South Africa’s Mental Health Situational Analysis (National Planning Commission, 2024) highlights widespread prevalence of depression and anxiety symptoms across the population. Workplaces do not operate outside this context. They either mitigate strain or intensify it.

A South African workplace survey reported in local media found that more than half of respondents attributed anxiety, depression or burnout symptoms directly to their working environment.

Performance may look strong. The indicators beneath it suggest something more complex.

When intensity becomes instability

Agencies pride themselves on high standards.

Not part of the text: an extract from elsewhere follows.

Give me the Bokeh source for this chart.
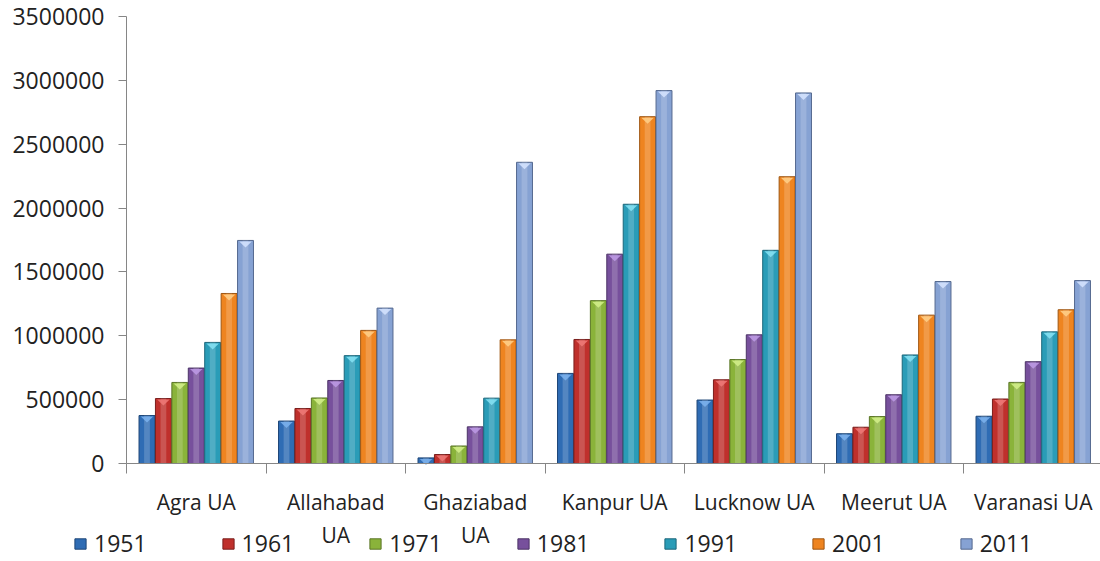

But somewhere along the line, high standards became confused with high volume.

Meetings where disagreement turns personal, feedback that cuts deeper than the work itself, and moments where the loudest voice decides the outcome are often defended as part of the pressure that produces excellence.

The room adapts.

People become precise about what they say and what they withhold. They test tone before they test ideas. They measure the emotional risk before presenting the strategic one.

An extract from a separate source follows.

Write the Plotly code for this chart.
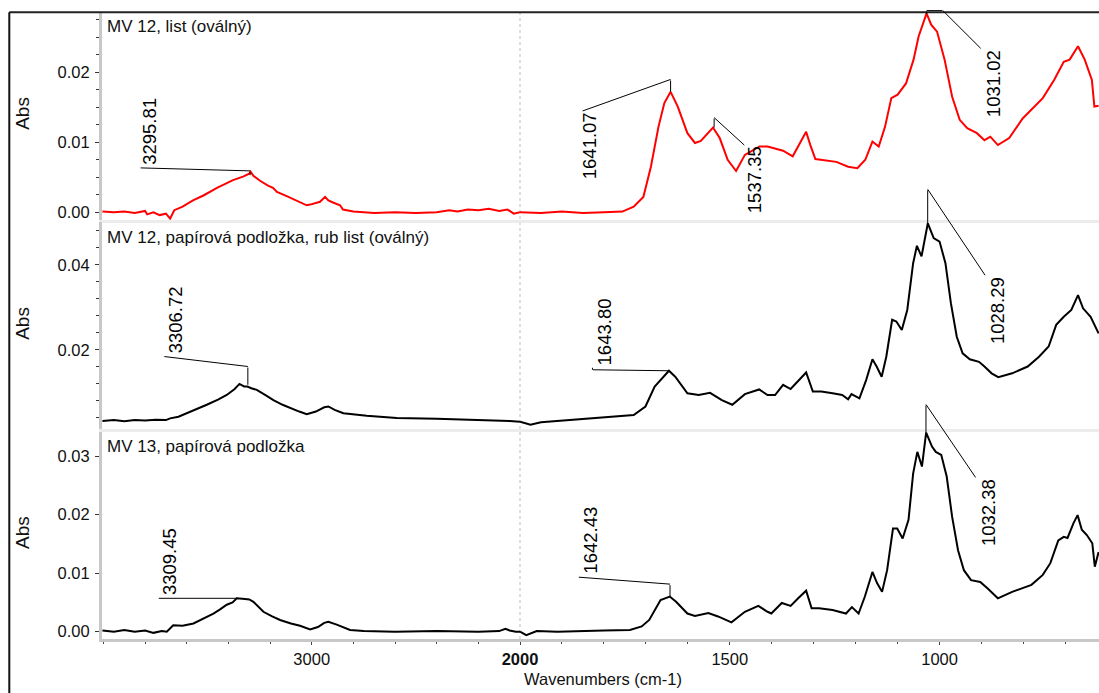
import numpy as np
import plotly.graph_objects as go

# ---------------- data ----------------
BREAK = 2000  # axis scale changes at 2000 cm-1

wn_1 = [4005, 3950, 3900, 3850, 3800, 3790, 3760, 3730, 3700, 3680, 3660, 3620, 3570, 3520, 3455, 3410,
        3378, 3330, 3300, 3294, 3280, 3248, 3210, 3186, 3167, 3120, 3090, 3050, 3024, 3008, 2960, 2936,
        2920, 2898, 2864, 2850, 2800, 2700, 2600, 2500, 2400, 2340, 2300, 2250, 2200, 2150, 2100, 2060,
        2030, 2000, 1950, 1900, 1850, 1800, 1756, 1729, 1706, 1688, 1670, 1656, 1641, 1624, 1601, 1583,
        1569, 1540, 1524, 1505, 1485, 1464, 1429, 1410, 1373, 1350, 1337, 1318, 1308, 1296, 1246, 1218,
        1196, 1177, 1160, 1145, 1130, 1115, 1100, 1080, 1062, 1050, 1031, 1020, 1006, 988, 970, 952,
        934, 911, 893, 879, 861, 834, 802, 754, 727, 704, 690, 670, 654, 637, 631, 621]
abs_1 = [0.0001, 0.0000, 0.0001, -0.0001, 0.0002, -0.0003, 0.0000, -0.0004, -0.0002, -0.0009, 0.0003,
         0.0008, 0.0017, 0.0024, 0.0035, 0.0042, 0.0046, 0.0051, 0.0055, 0.0058, 0.0052, 0.0045, 0.0038,
         0.0035, 0.0029, 0.0023, 0.0019, 0.0014, 0.0010, 0.0011, 0.0015, 0.0022, 0.0017, 0.0014, 0.0010,
         0.0004, 0.0001, -0.0001, 0.0000, -0.0001, 0.0000, 0.0003, 0.0001, 0.0004, 0.0003, 0.0005, 0.0002,
         0.0004, -0.0002, 0.0000, -0.0001, 0.0001, -0.0001, 0.0000, 0.0001, 0.0008, 0.0022, 0.0065, 0.0122,
         0.0156, 0.0172, 0.0151, 0.0113, 0.0099, 0.0102, 0.0121, 0.0106, 0.0075, 0.0059, 0.0082, 0.0094,
         0.0094, 0.0088, 0.0080, 0.0094, 0.0115, 0.0096, 0.0076, 0.0072, 0.0065, 0.0063, 0.0075, 0.0101,
         0.0094, 0.0122, 0.0163, 0.0168, 0.0184, 0.0218, 0.0251, 0.0284, 0.0268, 0.0258, 0.0218, 0.0165,
         0.0132, 0.0120, 0.0113, 0.0103, 0.0108, 0.0096, 0.0106, 0.0134, 0.0163, 0.0189, 0.0215, 0.0218,
         0.0237, 0.0218, 0.0189, 0.0151, 0.0152]

wn_2 = [4005, 3950, 3900, 3850, 3800, 3750, 3700, 3680, 3640, 3600, 3550, 3504, 3450, 3408, 3370, 3347,
        3325, 3309, 3290, 3264, 3220, 3184, 3140, 3104, 3060, 3024, 2980, 2940, 2920, 2890, 2848, 2736,
        2592, 2400, 2200, 2050, 2000, 1975, 1950, 1865, 1729, 1701, 1679, 1645, 1630, 1601, 1574, 1547,
        1519, 1494, 1464, 1430, 1410, 1392, 1373, 1355, 1337, 1318, 1302, 1282, 1255, 1232, 1218, 1210,
        1191, 1175, 1160, 1150, 1138, 1127, 1113, 1103, 1090, 1077, 1063, 1054, 1043, 1028, 1014, 1000,
        986, 973, 959, 945, 928, 906, 893, 876, 860, 827, 790, 763, 740, 722, 704, 686, 670, 658, 640, 621]
abs_2 = [0.0033, 0.0035, 0.0032, 0.0035, 0.0034, 0.0036, 0.0035, 0.0039, 0.0043, 0.0051, 0.0060, 0.0071,
         0.0083, 0.0094, 0.0108, 0.0120, 0.0114, 0.0114, 0.0110, 0.0106, 0.0093, 0.0082, 0.0071, 0.0063,
         0.0055, 0.0049, 0.0055, 0.0065, 0.0067, 0.0059, 0.0051, 0.0045, 0.0040, 0.0038, 0.0036, 0.0033,
         0.0031, 0.0024, 0.0030, 0.0037, 0.0047, 0.0067, 0.0114, 0.0151, 0.0137, 0.0098, 0.0094, 0.0099,
         0.0082, 0.0071, 0.0096, 0.0107, 0.0094, 0.0094, 0.0118, 0.0108, 0.0128, 0.0147, 0.0102, 0.0102,
         0.0098, 0.0094, 0.0084, 0.0096, 0.0086, 0.0129, 0.0178, 0.0161, 0.0137, 0.0184, 0.0271, 0.0267,
         0.0247, 0.0294, 0.0404, 0.0445, 0.0420, 0.0498, 0.0463, 0.0455, 0.0404, 0.0310, 0.0231, 0.0192,
         0.0178, 0.0172, 0.0161, 0.0145, 0.0136, 0.0145, 0.0161, 0.0184, 0.0208, 0.0259, 0.0278, 0.0294,
         0.0329, 0.0298, 0.0278, 0.0239]

wn_3 = [4005, 3950, 3900, 3850, 3800, 3760, 3720, 3696, 3665, 3620, 3568, 3520, 3472, 3440, 3408, 3380,
        3360, 3320, 3300, 3280, 3250, 3232, 3190, 3152, 3100, 3056, 3008, 2970, 2940, 2920, 2880, 2840,
        2816, 2750, 2600, 2400, 2200, 2100, 2070, 2050, 2020, 2000, 1985, 1960, 1911, 1800, 1738, 1710,
        1692, 1665, 1643, 1628, 1601, 1583, 1551, 1528, 1496, 1464, 1432, 1410, 1401, 1376, 1355, 1337,
        1318, 1305, 1287, 1255, 1223, 1209, 1193, 1178, 1160, 1149, 1137, 1125, 1111, 1101, 1088, 1074,
        1063, 1053, 1042, 1032, 1018, 1009, 996, 983, 970, 956, 942, 925, 903, 886, 861, 827, 781, 754,
        736, 717, 704, 695, 681, 671, 661, 649, 636, 630, 621]
abs_3 = [0.0002, 0.0000, 0.0003, 0.0000, 0.0002, -0.0002, 0.0001, 0.0000, 0.0011, 0.0010, 0.0014, 0.0022,
         0.0031, 0.0038, 0.0046, 0.0050, 0.0057, 0.0056, 0.0055, 0.0051, 0.0040, 0.0034, 0.0026, 0.0020,
         0.0014, 0.0010, 0.0004, 0.0008, 0.0015, 0.0017, 0.0012, 0.0006, 0.0003, 0.0001, 0.0000, 0.0001,
         0.0000, 0.0001, 0.0005, 0.0002, 0.0000, 0.0000, -0.0006, 0.0001, 0.0000, 0.0002, 0.0003, 0.0009,
         0.0020, 0.0054, 0.0060, 0.0051, 0.0031, 0.0027, 0.0032, 0.0026, 0.0016, 0.0034, 0.0044, 0.0034,
         0.0031, 0.0049, 0.0044, 0.0057, 0.0070, 0.0040, 0.0040, 0.0037, 0.0031, 0.0042, 0.0031, 0.0060,
         0.0102, 0.0083, 0.0068, 0.0105, 0.0176, 0.0176, 0.0159, 0.0191, 0.0270, 0.0307, 0.0282, 0.0340,
         0.0316, 0.0307, 0.0302, 0.0265, 0.0196, 0.0139, 0.0105, 0.0088, 0.0085, 0.0074, 0.0057, 0.0068,
         0.0080, 0.0097, 0.0117, 0.0156, 0.0162, 0.0160, 0.0185, 0.0199, 0.0174, 0.0165, 0.0151, 0.0111,
         0.0136]

panel_titles = ["MV 12, list (oválný)",
                "MV 12, papírová podložka, rub list (oválný)",
                "MV 13, papírová podložka"]
line_colors = ["#ff0000", "#000000", "#000000"]

peak_wn_1 = [3295.81, 1641.07, 1537.35, 1031.02]
peak_abs_1 = [0.0053, 0.0172, 0.0121, 0.0283]
peak_wn_2 = [3306.72, 1643.80, 1028.29]
peak_abs_2 = [0.0118, 0.0151, 0.0498]
peak_wn_3 = [3309.45, 1642.43, 1032.38]
peak_abs_3 = [0.0057, 0.0060, 0.0339]

x_left_range = [4007, BREAK]
x_right_range = [BREAK, 620]
x_left_ticks = [3000]
x_right_ticks = [2000, 1500, 1000]
x_right_ticktext = ["<b>2000</b>", "1500", "1000"]

y_ranges = [[-0.0011, 0.0286], [0.0014, 0.0501], [-0.00125, 0.03415]]
y_dticks = [0.01, 0.02, 0.01]
y_minor = [0.0025, 0.004, None]

# ---------------- layout geometry (page pixels; body margin removed below) ----------------
W, H = 1099, 693
PLOT_L, PLOT_R, PLOT_T, PLOT_B = 102, 1099, 12, 639
ML, MT, MR, MB = PLOT_L, PLOT_T, W - PLOT_R, H - PLOT_B
PW, PH = PLOT_R - PLOT_L, PLOT_B - PLOT_T
split_frac = 418 / PW
panel_px = [(12, 220), (222, 429), (431.7, 639)]   # top, bottom


def py(px):
    return (PLOT_B - px) / PH


def pxx(px):
    return (px - PLOT_L) / PW


FONT = "Liberation Sans, Arial, sans-serif"

# leader line vertices & text centre as pixel offsets (right, up) from each peak
label_geom = [
    [([(0, 0), (0, 4.3), (-110, 7.3)], (-100, 43.5)),
     ([(0, 0), (0, 12.4), (-88.5, -19.3)], (-81.5, -54.3)),
     ([(0, 0), (0, 10), (30.7, -18)], (40.7, -51.8)),
     ([(0, 0), (0, 3.5), (16.3, 3.5), (54.7, -34.8)], (67, -69.5))],
    [([(0, 0), (0, 18.3), (-84, 28.3)], (-72.3, 65)),
     ([(0, 0), (-77, 1), (-77, 4)], (-65.3, 38.5)),
     ([(0, 0), (0, 34), (57.9, -52.7)], (70.4, -87.7))],
    [([(-9, 0), (-89, 0)], (-78.2, 36.3)),
     ([(0, 0), (0, 12.4), (-91.7, 19.4)], (-79.2, 56.7)),
     ([(0, 0), (0, 28.7), (50.1, -45)], (62.6, -79.3))],
]

spectra = [(wn_1, abs_1), (wn_2, abs_2), (wn_3, abs_3)]
peaks = [(peak_wn_1, peak_abs_1), (peak_wn_2, peak_abs_2), (peak_wn_3, peak_abs_3)]

fig = go.Figure()
layout = dict(width=W, height=H, margin=dict(l=ML, r=MR, t=MT, b=MB, autoexpand=False),
              paper_bgcolor="white", plot_bgcolor="white", showlegend=False,
              font=dict(family=FONT, size=16.5, color="#111"))
annotations = []
shapes = []


def axname(kind, i):
    return kind + ("" if i == 1 else str(i))


for p in range(3):
    xl, xr, yi = 2 * p + 1, 2 * p + 2, p + 1
    top_px, bot_px = panel_px[p]
    ydom = [py(bot_px), min(1.0, py(top_px))]
    last = p == 2
    sep_color = "#c8c8c8" if last else "#ececec"
    common_x = dict(showgrid=False, zeroline=False, showline=True, linecolor=sep_color,
                    linewidth=3, anchor=axname("y", yi), fixedrange=True,
                    tickfont=dict(size=16.5, color="#111"), ticklabelstandoff=0)
    xa_left = dict(common_x, domain=[0, split_frac], range=x_left_range, tickmode="array",
                   tickvals=x_left_ticks if last else [], showticklabels=last,
                   ticks="outside" if last else "", ticklen=3, tickcolor="#444")
    xa_right = dict(common_x, domain=[split_frac, 1], range=x_right_range, tickmode="array",
                    tickvals=x_right_ticks if last else [], ticktext=x_right_ticktext,
                    showticklabels=last, ticks="outside" if last else "", ticklen=3,
                    tickcolor="#444")
    if last:
        xa_left["minor"] = dict(dtick=200, tick0=0, ticks="outside", ticklen=2, tickcolor="#444")
        xa_right["minor"] = dict(dtick=100, tick0=0, ticks="outside", ticklen=2, tickcolor="#444")
    layout[axname("xaxis", xl)] = xa_left
    layout[axname("xaxis", xr)] = xa_right

    yax = dict(domain=ydom, range=y_ranges[p], dtick=y_dticks[p], tick0=0, tickformat=".2f",
               showgrid=False, zeroline=False, showline=True, linecolor="#c8c8c8", linewidth=3,
               ticks="outside", ticklen=4, tickcolor="#333", anchor=axname("x", xl),
               tickfont=dict(size=16.5, color="#111"), ticklabelstandoff=2, fixedrange=True)
    if y_minor[p]:
        yax["minor"] = dict(dtick=y_minor[p], tick0=0, ticks="outside", ticklen=3, tickcolor="#333")
    layout[axname("yaxis", yi)] = yax

    # spectrum, split at the scale break
    wn = np.asarray(spectra[p][0], dtype=float)
    ab = np.asarray(spectra[p][1], dtype=float)
    hi = wn >= BREAK
    lo = wn <= BREAK
    for mask, xa in ((hi, xl), (lo, xr)):
        fig.add_trace(go.Scatter(x=wn[mask], y=ab[mask], mode="lines",
                                 line=dict(color=line_colors[p], width=2),
                                 xaxis=axname("x", xa), yaxis=axname("y", yi),
                                 hoverinfo="skip"))

    # panel title
    title_y = [26.5, 237, 446][p]
    annotations.append(dict(xref="paper", yref="paper", x=pxx(105), y=py(title_y),
                            xanchor="left", yanchor="middle", showarrow=False,
                            text=panel_titles[p], font=dict(size=17, color="#111")))
    # "Abs"
    abs_y = [113.3, 323.3, 532.5][p]
    annotations.append(dict(xref="paper", yref="paper", x=pxx(22.5), y=py(abs_y),
                            xanchor="center", yanchor="middle", showarrow=False, textangle=-90,
                            text="Abs", font=dict(size=19, color="#111")))

    # peak labels
    for k, (pw, pa) in enumerate(zip(*peaks[p])):
        xa = xl if pw > BREAK else xr
        xref, yref = axname("x", xa), axname("y", yi)
        verts, tc = label_geom[p][k]
        for v0, v1 in zip(verts[:-1], verts[1:]):
            annotations.append(dict(xref=xref, yref=yref, x=pw, y=pa,
                                    xshift=v0[0], yshift=v0[1],
                                    ax=v1[0] - v0[0], ay=-(v1[1] - v0[1]),
                                    axref="pixel", ayref="pixel", text=" ",
                                    font=dict(size=1), borderpad=0, showarrow=True,
                                    arrowhead=0, arrowwidth=1, arrowcolor="#000",
                                    standoff=0, startstandoff=0))
        annotations.append(dict(xref=xref, yref=yref, x=pw, y=pa, xshift=tc[0], yshift=tc[1],
                                xanchor="center", yanchor="middle", showarrow=False,
                                textangle=-90, text=f"{pw:.2f}",
                                font=dict(size=18.5, color="#000")))

# x-axis title
annotations.append(dict(xref="paper", yref="paper", x=pxx(603), y=py(679), xanchor="center",
                        yanchor="middle", showarrow=False, text="Wavenumbers (cm-1)",
                        font=dict(size=16.5, color="#111")))

# dotted line at the scale break
shapes.append(dict(type="line", xref="paper", yref="paper", x0=split_frac, x1=split_frac,
                   y0=0, y1=1, line=dict(color="#bdbdbd", width=1, dash="dot"), layer="below"))
# outer frame (top and left edges)
shapes.append(dict(type="line", xref="paper", yref="paper", x0=pxx(9.3), x1=1.05,
                   y0=py(12.3), y1=py(12.3), line=dict(color="#222", width=2)))
shapes.append(dict(type="line", xref="paper", yref="paper", x0=pxx(9.3), x1=pxx(9.3),
                   y0=py(12.3), y1=py(700), line=dict(color="#111", width=2)))

layout["annotations"] = annotations
layout["shapes"] = shapes
fig.update_layout(**layout)
fig.write_html("out.html",
               config={"displayModeBar": False, "staticPlot": True},
               post_script="document.body.style.margin='0';"
                           "document.body.style.overflow='hidden';"
                           "document.documentElement.style.overflow='hidden';")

Nothing collapses. Targets are hit. Clients are retained. Awards are won.

Which is exactly why it continues.

Because the cost is not immediate failure.

It is slow attrition.

The strongest strategist quietly takes another offer. The creative who once pushed the work stops pushing. Entire teams thin out over time, not dramatically, but steadily.

And eventually, the room empties. It refills with new talent.

The cycle resumes.

Mental health is not a perk issue

Many agencies now offer wellness initiatives, mental health talks or flexible Fridays. These are positive steps.

But you cannot yoga your way out of inconsistent leadership.

You cannot mindfulness your way through volatility.

You cannot workshop psychological safety into a room where leaders do not model it.

Mental strain in agencies is not primarily about workload. It is about behavioural climate.

It is about clarity of expectations, discipline in feedback, steadiness in direction and whether dissent is punished or welcomed.

If leadership lacks emotional regulation, teams absorb that instability.

And instability compounds.

Creative excellence is not leadership

The industry consistently promotes brilliant creatives into leadership roles and assumes talent automatically translates into maturity.

It does not.

Strategic intelligence without emotional intelligence is unstable. Unstable leadership creates unstable systems.

In many agencies, the path to leadership is linear: deliver exceptional work, win awards, manage larger accounts, receive promotion.

Nowhere in that progression are leadership behaviours rigorously assessed.

And not all damage is loud.

Some of it is subtle.

It is the leader who hesitates to elevate strong talent because it feels threatening. The leader who centralises credit. The leader who keeps high performers dependent rather than developing them.

Insecurity does not always shout. Sometimes it consolidates.

Secure leadership multiplies talent. Insecure leadership contains it.

Contained talent often stays. It simply disengages.

Leadership cannot be a reward for creative excellence alone. It must be earned through behavioural maturity.

Behavioural maturity shows up in patterns, in whether teams speak openly or self-censor, whether feedback sharpens work or diminishes people, whether high performers grow or plateau.

Repeated patterns are not personality traits. They are measurable indicators of leadership behaviour.

This is a standards conversation

This is not about softening agencies. It is about strengthening them.

The model does not need less pressure. It needs steadier leadership.

Creative talent is not the fragile variable in the equation.

Leadership behaviour is.

Agencies are performing.

Yet stress levels remain high. Disengagement remains high. Work environments are being cited as contributors to anxiety and burnout.

That is not coincidence.

If systemic bullying and emotional volatility are being normalised as “high standards,” the industry needs to acknowledge it.

Silence is not neutrality.

It is permission.

About Riyana Ajam

Riyana Ajam is the founder and creative director of Warp & Weft.